Apparently, we now have to keep the children at home because they are going to be exposed to mold. This does not make any sense. If the schools were filled with mold before, shouldn’t this have been taken care of long before now?
School systems all over the country need to be on high alert because there are a number of class-action lawsuits that could be filed during the weeks to come.
Walensky also seems to agree with Tapper about the mental and psychological toll that the pandemic has taken on children that are not able to go to school. Of course, there is nothing to be done about this issue. All Walensky can do in this situation is nod along with Tapper and hope for the best.
This describes the far left’s mentality about the pandemic in general.
We cannot resume our normal lives until we reach some level of safety that they are unable to even define. It’s all so vague and that’s why people are getting frustrated.
The @politicalmath Twitter account shared an image that puts the conversation into perspective, though. They provided an image that jibes with the CDC’s objectives of having low transmissions before reopening.
This is an image of all 50 states COVID numbers from June to September
Blue means they meet the CDC’s “low transmission” target for full in-person schooling with sports
The states with ANY blue at all are MI, WY, WV, MT, OR, VT, AK, and HI pic.twitter.com/jjuCp3MeZH
— PoliMath (@politicalmath) February 14, 2021
Most states are in the red zone and very few states would be ready to reopen at the moment. Of course, the liberals will say that this means schools need to stay closed. Those who are a bit more rational are going to point out the obvious: teachers are at risk of exposing themselves to the virus whether they are in the classroom or not.
The New York Times recently interviewed a number of pediatric disease experts and their outlook is much sunnier than the CDC’s.
“Depending on various metrics, between 48 percent and 72 percent say the extent of virus spread in a community is not an important indicator of whether schools should be open, even though many districts still rely on those metrics. Schools should close only when there are Covid-19 cases in the school itself, most said.
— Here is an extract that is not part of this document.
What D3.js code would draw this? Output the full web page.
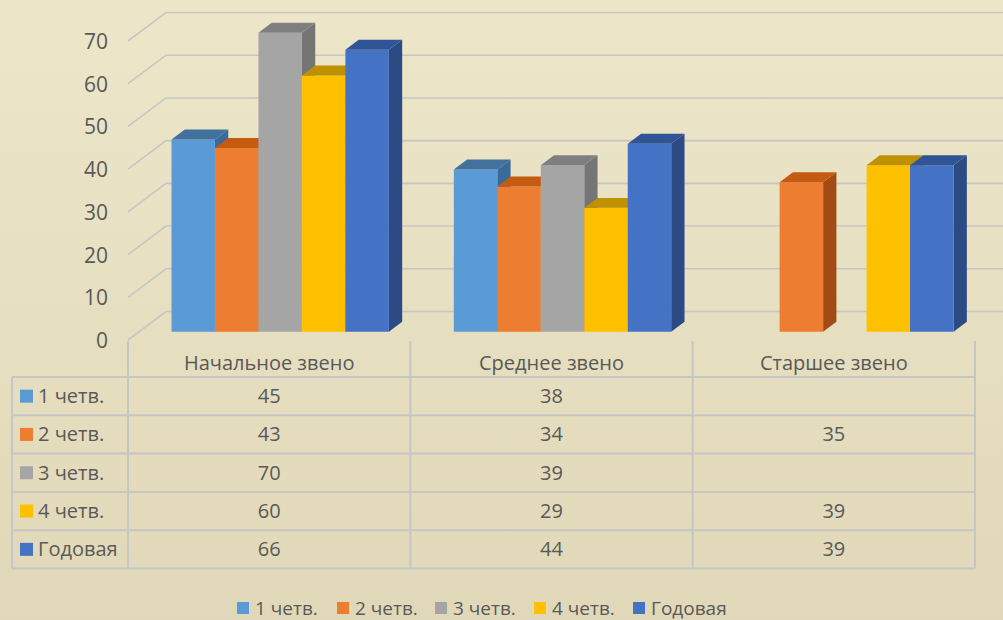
<!DOCTYPE html>
<html>
<head>
<meta charset="utf-8">
<script src="https://cdn.jsdelivr.net/npm/d3@7"></script>
<style>
  html, body { margin: 0; padding: 0; }
  body { width: 1003px; height: 620px; overflow: hidden; }
  text { font-family: "Open Sans", "DejaVu Sans", sans-serif; fill: #595959; }
</style>
</head>
<body>
<div id="chart"></div>
<script>
// Data
const categories = ['Начальное звено', 'Среднее звено', 'Старшее звено'];
const seriesNames = ['1 четв.', '2 четв.', '3 четв.', '4 четв.', 'Годовая'];
const q1 = [45, 38, null];
const q2 = [43, 34, 35];
const q3 = [70, 39, null];
const q4 = [60, 29, 39];
const year = [66, 44, 39];
const seriesValues = [q1, q2, q3, q4, year];
const yTicks = [0, 10, 20, 30, 40, 50, 60, 70];

// Colours: front, top, side
const colors = [
  { front: '#5b9bd5', top: '#41719c', side: '#3a6a99' },
  { front: '#ed7d31', top: '#c55a11', side: '#a24c14' },
  { front: '#a5a5a5', top: '#7f7f7f', side: '#757575' },
  { front: '#ffc000', top: '#bf9000', side: '#b08600' },
  { front: '#4472c4', top: '#2f5597', side: '#2c4a84' }
];

const width = 1003;
const height = 620;

// 3D projection settings
const depthX = 38, depthY = 28.5;
const barFront = 0.29, barBack = 0.64;

const svg = d3.select('#chart')
  .append('svg')
  .attr('width', width)
  .attr('height', height);

// Background gradient
const grad = svg.append('defs').append('linearGradient')
  .attr('id', 'bg').attr('x1', 0).attr('y1', 0).attr('x2', 0).attr('y2', 1);
grad.append('stop').attr('offset', '0%').attr('stop-color', '#ede6c9');
grad.append('stop').attr('offset', '100%').attr('stop-color', '#e0d8b8');
svg.append('rect').attr('width', width).attr('height', height).attr('fill', 'url(#bg)');

// Scales
const x = d3.scaleBand()
  .domain(categories)
  .range([128, 975])
  .paddingInner(0)
  .paddingOuter(0);

const xSub = d3.scaleBand()
  .domain(seriesNames)
  .range([0, x.bandwidth() * 0.77]);

const y = d3.scaleLinear()
  .domain([0, 70])
  .range([340, 41]);

const proj = (px, v, d) => [px + depthX * d, y(v) - depthY * d];

// Gridlines: left wall diagonals + back wall horizontals
const grid = svg.append('g')
  .attr('stroke', '#c6c6c6')
  .attr('stroke-width', 1.6)
  .attr('fill', 'none');

yTicks.forEach(t => {
  const a = proj(128, t, 0);
  const b = proj(128, t, 1);
  grid.append('path')
    .attr('d', `M${a[0]},${a[1]}L${b[0]},${b[1]}L${width},${b[1]}`);
});

// Y axis labels
svg.append('g')
  .selectAll('text')
  .data(yTicks)
  .enter()
  .append('text')
  .attr('x', 108)
  .attr('y', d => y(d) + 8)
  .attr('text-anchor', 'end')
  .attr('font-size', 21)
  .text(d => d);

// Bars
const bars = svg.append('g');
categories.forEach((cat, ci) => {
  const groupStart = x(cat) + (x.bandwidth() - xSub.range()[1]) / 2;
  seriesNames.forEach((s, si) => {
    const v = seriesValues[si][ci];
    if (v == null) return;
    const x0 = groupStart + xSub(s);
    const x1 = x0 + xSub.bandwidth();
    const pts = arr => arr.map(p => p.join(',')).join(' ');
    const c = colors[si];
    // side
    bars.append('polygon')
      .attr('points', pts([proj(x1, 0, barFront), proj(x1, 0, barBack), proj(x1, v, barBack), proj(x1, v, barFront)]))
      .attr('fill', c.side);
    // front
    bars.append('polygon')
      .attr('points', pts([proj(x0, 0, barFront), proj(x1, 0, barFront), proj(x1, v, barFront), proj(x0, v, barFront)]))
      .attr('fill', c.front);
    // top
    bars.append('polygon')
      .attr('points', pts([proj(x0, v, barFront), proj(x1, v, barFront), proj(x1, v, barBack), proj(x0, v, barBack)]))
      .attr('fill', c.top);
  });
});

// Data table
const rowTop = 377;
const rowH = 38.3;
const table = svg.append('g')
  .attr('stroke', '#c6c6c6')
  .attr('stroke-width', 2)
  .attr('fill', 'none');

// column separators (header included)
x.domain().forEach(cat => {
  table.append('line')
    .attr('x1', x(cat)).attr('x2', x(cat))
    .attr('y1', 341).attr('y2', rowTop + rowH * seriesNames.length);
});
table.append('line')
  .attr('x1', x.range()[1]).attr('x2', x.range()[1])
  .attr('y1', 341).attr('y2', rowTop + rowH * seriesNames.length);
table.append('line')
  .attr('x1', 12).attr('x2', 12)
  .attr('y1', rowTop).attr('y2', rowTop + rowH * seriesNames.length);
d3.range(seriesNames.length + 1).forEach(i => {
  table.append('line')
    .attr('x1', 12).attr('x2', x.range()[1])
    .attr('y1', rowTop + rowH * i).attr('y2', rowTop + rowH * i);
});

// header labels
svg.append('g')
  .selectAll('text')
  .data(categories)
  .enter()
  .append('text')
  .attr('x', d => x(d) + x.bandwidth() / 2)
  .attr('y', 370)
  .attr('text-anchor', 'middle')
  .attr('font-size', 20)
  .text(d => d);

// row labels with colour keys
seriesNames.forEach((s, si) => {
  const cy = rowTop + rowH * si + rowH / 2;
  svg.append('rect')
    .attr('x', 20).attr('y', cy - 6.5)
    .attr('width', 13).attr('height', 13)
    .attr('fill', colors[si].front);
  svg.append('text')
    .attr('x', 38).attr('y', cy + 7)
    .attr('font-size', 20)
    .text(s);
  categories.forEach((cat, ci) => {
    const v = seriesValues[si][ci];
    if (v == null) return;
    svg.append('text')
      .attr('x', x(cat) + x.bandwidth() / 2)
      .attr('y', cy + 7)
      .attr('text-anchor', 'middle')
      .attr('font-size', 20)
      .text(v);
  });
});

// Legend
const legendX = [237, 337, 435, 534, 633];
const legend = svg.append('g');
seriesNames.forEach((s, si) => {
  legend.append('rect')
    .attr('x', legendX[si]).attr('y', 602)
    .attr('width', 12).attr('height', 12)
    .attr('fill', colors[si].front);
  legend.append('text')
    .attr('x', legendX[si] + 18).attr('y', 615)
    .attr('font-size', 19)
    .text(s);
});
</script>
</body>
</html>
“’There is no situation in which schools can’t be open unless they have evidence of in-school transmission,’ said Dr. David Rosen, an assistant professor of pediatric infectious diseases at Washington University in St. Louis.
“The risks of being out of school were far greater, many of the experts said. ‘The mental health crisis caused by school closing will be a worse pandemic than Covid,’ said Dr. Uzma Hasan, division chief of pediatric infectious diseases at RWJBarnabas Health in New Jersey,” the Times reports.
Tapper even admits to being discouraged by Walensky because the safety bar that she is setting is so high.
Teachers at high risk for Covid-19 should have options for virtual learning, CDC chief Dr. Rochelle Walensky says following the agency’s updated guidance for reopening schools #CNNSOTU https://t.co/GORbZU7gPv pic.twitter.com/t7b5LEzNeG
— State of the Union (@CNNSotu) February 14, 2021
If we had to guess, hybrid learning is going to be the way that we go in the months to come. By the time falls rolls around, we may be able to return to normalcy but that depends on the vaccine roll out and the spread of the variants.